What is an ISA?
ISA stands for Individual Savings Account. In an effort to get us all saving as much as possible the government gives tax advantages when saving into an ISA.
There are limits set each year as to what amount you can save in an ISA and receive tax benefits.
Ordinarily if you invest in the stock market and your investment increases in value (which of course you hope it will) you would suffer capital gains tax on the increase. You would also suffer income tax if you received interest or dividends from your savings and investments.
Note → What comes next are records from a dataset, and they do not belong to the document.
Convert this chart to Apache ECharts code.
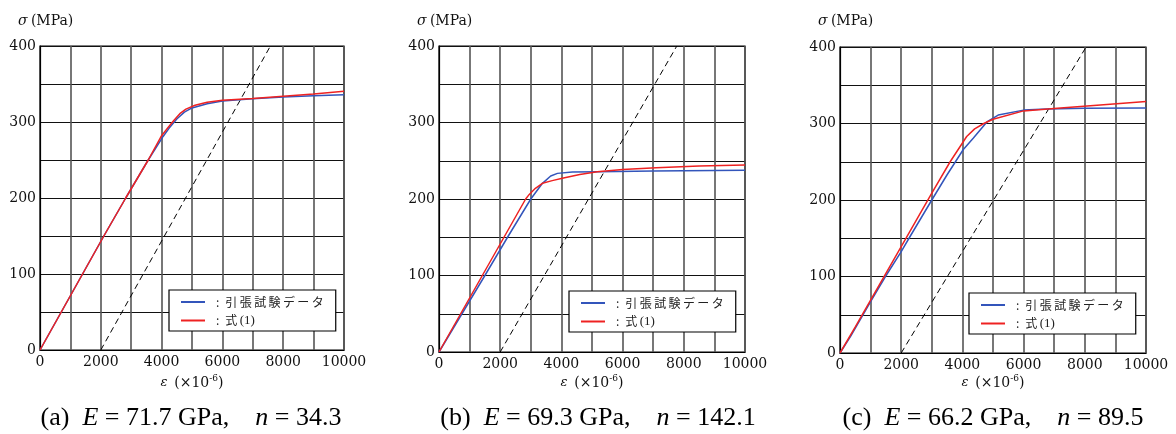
<!DOCTYPE html>
<html>
<head>
<meta charset="utf-8">
<script src="https://cdn.jsdelivr.net/npm/echarts@6/dist/echarts.min.js"></script>
<style>
  html, body { margin: 0; padding: 0; background: #fff; }
  #chart { width: 1176px; height: 434px; }
</style>
</head>
<body>
<div id="chart"></div>
<script>
// 読み取った値 (ε: ×10^-6, σ: MPa)
var aTestEps = [0, 700, 1400, 2100, 2820, 3560, 4050, 4250, 4500, 4750, 5000, 5500, 6000, 7000, 8000, 9000, 10000];
var aTestSig = [0, 50, 100, 150, 200, 250, 281, 292, 304, 313, 318.5, 324, 327.5, 330.5, 333, 334.5, 336];
var aFitEps = [0, 700, 1400, 2100, 2820, 3560, 4000, 4200, 4400, 4600, 4800, 5100, 5500, 6000, 7000, 8000, 9000, 10000];
var aFitSig = [0, 50, 100, 150, 200, 250, 282, 292, 302, 311, 317, 322, 326, 328.5, 331, 334, 337, 340.5];

var bTestEps = [0, 750, 1500, 2240, 3000, 3380, 3650, 3870, 4360, 5230, 7000, 10000];
var bTestSig = [0, 50, 100, 150, 200, 220.5, 230, 233.5, 235.3, 235.7, 236.5, 237.5];
var bFitEps = [0, 708, 1416, 2124, 2832, 2950, 3150, 3380, 3700, 4030, 4600, 5170, 6000, 7100, 8500, 10000];
var bFitSig = [0, 50, 100, 150, 200, 206, 214, 220.5, 224, 227, 232, 235.7, 238.5, 241, 243, 244.5];

var cTestEps = [0, 350, 1000, 1470, 2000, 2255, 3000, 3500, 4030, 4360, 4800, 5170, 6000, 6750, 8000, 10000];
var cTestSig = [0, 22, 67, 99, 132.5, 150, 200, 233, 266, 281, 302, 311, 317.5, 319, 320, 320.3];
var cFitEps = [0, 500, 1000, 1500, 2000, 2500, 3000, 3600, 4140, 4400, 4700, 5000, 6000, 7100, 8400, 10000];
var cFitSig = [0, 34, 69, 104, 139, 174, 209, 250, 283, 293, 300, 305.5, 316.5, 320, 324, 328.6];

// 0.2%オフセット線
var offsetEps = [[2000, 7579], [2000, 7772], [2000, 8042]];
var offsetSig = [0, 400];

var captionE = ['71.7', '69.3', '66.2'];
var captionN = ['34.3', '142.1', '89.5'];
var captionTag = ['(a)', '(b)', '(c)'];

var seriesNames = ['引張試験データ', '式 (1)'];

var myChart = echarts.init(document.getElementById('chart'));
var serif = '"Liberation Serif", "Times New Roman", serif';
var wide = '"DejaVu Serif", serif';
var cjk = '"Noto Sans CJK JP", sans-serif';

function zip(xs, ys) {
  return xs.map(function (x, i) { return [x, ys[i]]; });
}

// パネルの位置
var panels = [
  { left: 40, top: 46, size: 304, legL: 169, legT: 290, yLab: 18, epsX: 192, capX: 191 },
  { left: 439, top: 46, size: 306, legL: 569, legT: 291, yLab: 417, epsX: 592, capX: 598 },
  { left: 840, top: 47, size: 306, legL: 969, legT: 293, yLab: 818, epsX: 993, capX: 993 }
];
var testData = [zip(aTestEps, aTestSig), zip(bTestEps, bTestSig), zip(cTestEps, cTestSig)];
var fitData = [zip(aFitEps, aFitSig), zip(bFitEps, bFitSig), zip(cFitEps, cFitSig)];

var grids = [], xAxes = [], yAxes = [], series = [], legends = [], graphics = [];

panels.forEach(function (p, i) {
  grids.push({
    left: p.left, top: p.top, width: p.size, height: p.size,
    show: true, borderColor: '#000', borderWidth: 1.2, backgroundColor: '#fff'
  });
  xAxes.push({
    type: 'value', gridIndex: i, min: 0, max: 10000, interval: 2000,
    axisLine: { show: true, lineStyle: { color: '#000', width: 1.2 } },
    axisTick: { show: false },
    axisLabel: {
      color: '#111', fontFamily: wide, fontSize: 14, margin: 5,
      formatter: function (v) { return String(v); }
    },
    splitLine: { show: true, lineStyle: { color: '#555', width: 1.6 } },
    minorTick: { show: false, splitNumber: 2 },
    minorSplitLine: { show: true, lineStyle: { color: '#555', width: 1.6 } }
  });
  yAxes.push({
    type: 'value', gridIndex: i, min: 0, max: 400, interval: 100,
    axisLine: { show: true, lineStyle: { color: '#000', width: 1.2 } },
    axisTick: { show: false },
    axisLabel: {
      color: '#111', fontFamily: wide, fontSize: 14, margin: 4,
      formatter: function (v) { return String(v); }
    },
    splitLine: { show: true, lineStyle: { color: '#111', width: 1 } },
    minorTick: { show: false, splitNumber: 2 },
    minorSplitLine: { show: true, lineStyle: { color: '#111', width: 1 } }
  });
  series.push({
    name: seriesNames[0], type: 'line', xAxisIndex: i, yAxisIndex: i,
    data: testData[i], showSymbol: false, symbol: 'none',
    lineStyle: { color: '#3355bb', width: 1.5 }, itemStyle: { color: '#3355bb' }, z: 3
  });
  series.push({
    name: seriesNames[1], type: 'line', xAxisIndex: i, yAxisIndex: i,
    data: fitData[i], showSymbol: false, symbol: 'none',
    lineStyle: { color: '#ee2222', width: 1.5 }, itemStyle: { color: '#ee2222' }, z: 4
  });
  series.push({
    type: 'line', xAxisIndex: i, yAxisIndex: i,
    data: zip(offsetEps[i], offsetSig), showSymbol: false, symbol: 'none',
    lineStyle: { color: '#000', width: 1, type: [6, 4] }, z: 2
  });
  legends.push({
    orient: 'vertical', left: p.legL, top: p.legT,
    data: seriesNames, selectedMode: false,
    backgroundColor: '#fff', borderColor: '#000', borderWidth: 1.2, borderRadius: 0,
    padding: [6, 12, 4, 12], itemGap: 6, itemWidth: 24, itemHeight: 14,
    icon: 'path://M0,6 L24,6 L24,8 L0,8 Z',
    formatter: function (name) {
      if (name === seriesNames[1]) return '{c|\u2002:\u2002式\u2009}{s|(1)}';
      return '{c|\u2002:\u2002' + name.split('').join('\u2009') + '}';
    },
    textStyle: {
      color: '#222', fontFamily: cjk, fontSize: 12,
      rich: {
        c: { fontFamily: cjk, fontSize: 12, color: '#222', lineHeight: 16 },
        s: { fontFamily: serif, fontSize: 13, color: '#222', lineHeight: 16 }
      }
    }
  });
  // 軸名
  graphics.push({
    type: 'text', left: p.yLab, top: 14,
    style: {
      text: '{i|σ} {n|(MPa)}',
      rich: {
        i: { fontFamily: wide, fontStyle: 'italic', fontSize: 14, fill: '#111' },
        n: { fontFamily: wide, fontSize: 14, fill: '#111' }
      }
    }
  });
  graphics.push({
    type: 'text', x: p.epsX, y: 383,
    style: {
      text: '{i|ε}  {n|(×10}{s|-6}{n|)}', align: 'center', verticalAlign: 'middle',
      rich: {
        i: { fontFamily: wide, fontStyle: 'italic', fontSize: 13, fill: '#111' },
        n: { fontFamily: wide, fontSize: 14, fill: '#111' },
        s: { fontFamily: wide, fontSize: 9, fill: '#111', padding: [0, 0, 8, 0] }
      }
    }
  });
  // キャプション
  graphics.push({
    type: 'text', x: p.capX, y: 418,
    style: {
      text: '{n|' + captionTag[i] + '  }{i|E}{n| = ' + captionE[i] + ' GPa,    }{i|n}{n| = ' + captionN[i] + '}',
      align: 'center', verticalAlign: 'middle',
      rich: {
        i: { fontFamily: serif, fontStyle: 'italic', fontSize: 26, fill: '#000' },
        n: { fontFamily: serif, fontSize: 26, fill: '#000' }
      }
    }
  });
});

var option = {
  backgroundColor: '#fff',
  animation: false,
  grid: grids,
  xAxis: xAxes,
  yAxis: yAxes,
  legend: legends,
  series: series,
  graphic: graphics
};
myChart.setOption(option);
</script>
</body>
</html>
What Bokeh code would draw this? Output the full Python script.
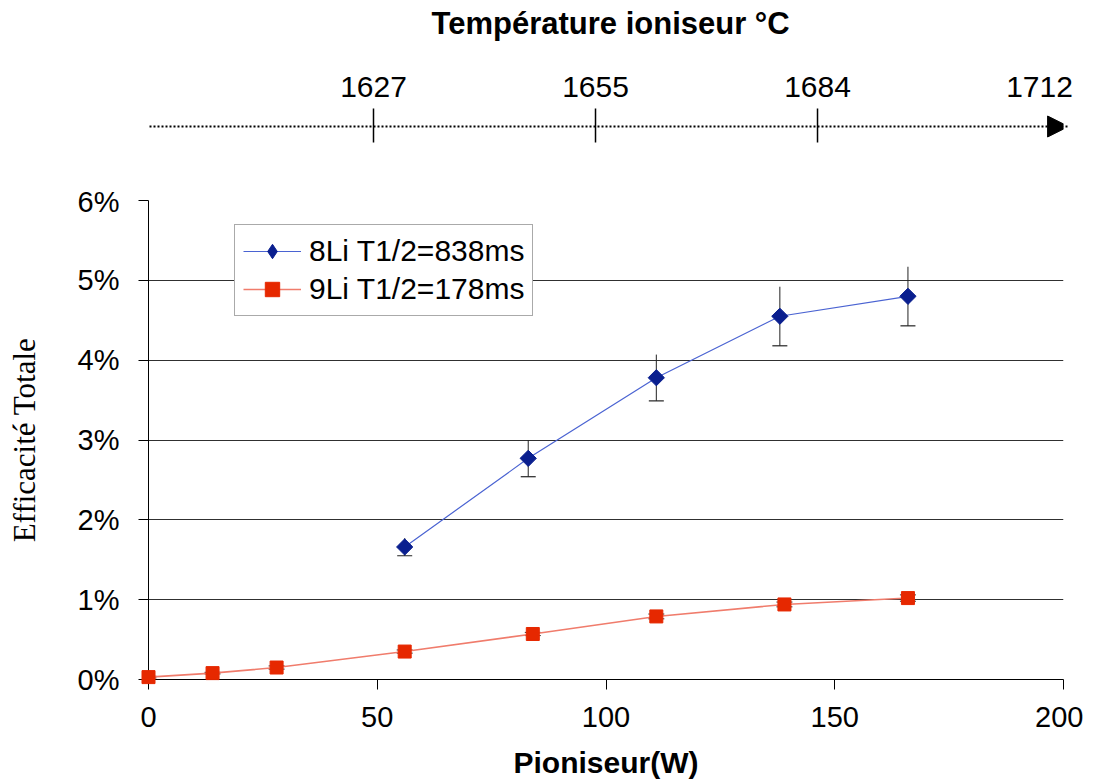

However, if your investments are held within an ISA wrapper, there is no tax suffered- neither income tax nor capital gains tax. The one exception is that the 10% tax suffered on a dividend cannot be reclaimed.
What are ISA limits for 2013/14?
The limits for 2013/14 are £5,760 for a cash ISA or £11,520 for a stocks and shares ISA.
There is flexibility as to how you use this allowance. Overall, you can invest up to £5,760 in a cash ISA and then the balance of up to £11,520 in total in a stocks and shares ISA.
For example you may choose to invest £4,000 in a cash ISA and then £7,520 in a stocks and shares ISA, or you may chose to invest the full amount in the stocks and shares account with no amount in a cash account.
We are each given a new allowance each year. You can only have 1 cash ISA each year and 1 stock and shares ISA each year. But from the following tax year (running from 6th April in one year to 5th April in the following year) you can open up new ISAs with new providers.
An ISA is effectively the mirror image of a pension. Under the pension rules the amount paid in on a monthly basis is grossed up (e.g. the basic rate tax payer paid in £80 and it was grossed up to £100.) Then when the money is drawn 25% is tax free and then balance is taxable.
Under an ISA contribution there is no tax advantage when the money is paid in. If you want to make £100 contribution to the ISA it cost you £100. However, when you draw from the ISA the full amount is tax free.
An ISA does not have the same type of restriction as a pension as to how much you can draw and when. If you wanted to take the full amount out of your ISA savings and go on a round the world cruise there is nothing to stop you.
In an ideal world you would want to have both an ISA and a pension to take full advantage of the tax allowances. The ISA allowance is a “use it or lose it” allowance. If you don’t use your allowance this year the allowance is lost. It cannot get carried forward for any period of time, like the pension allowance.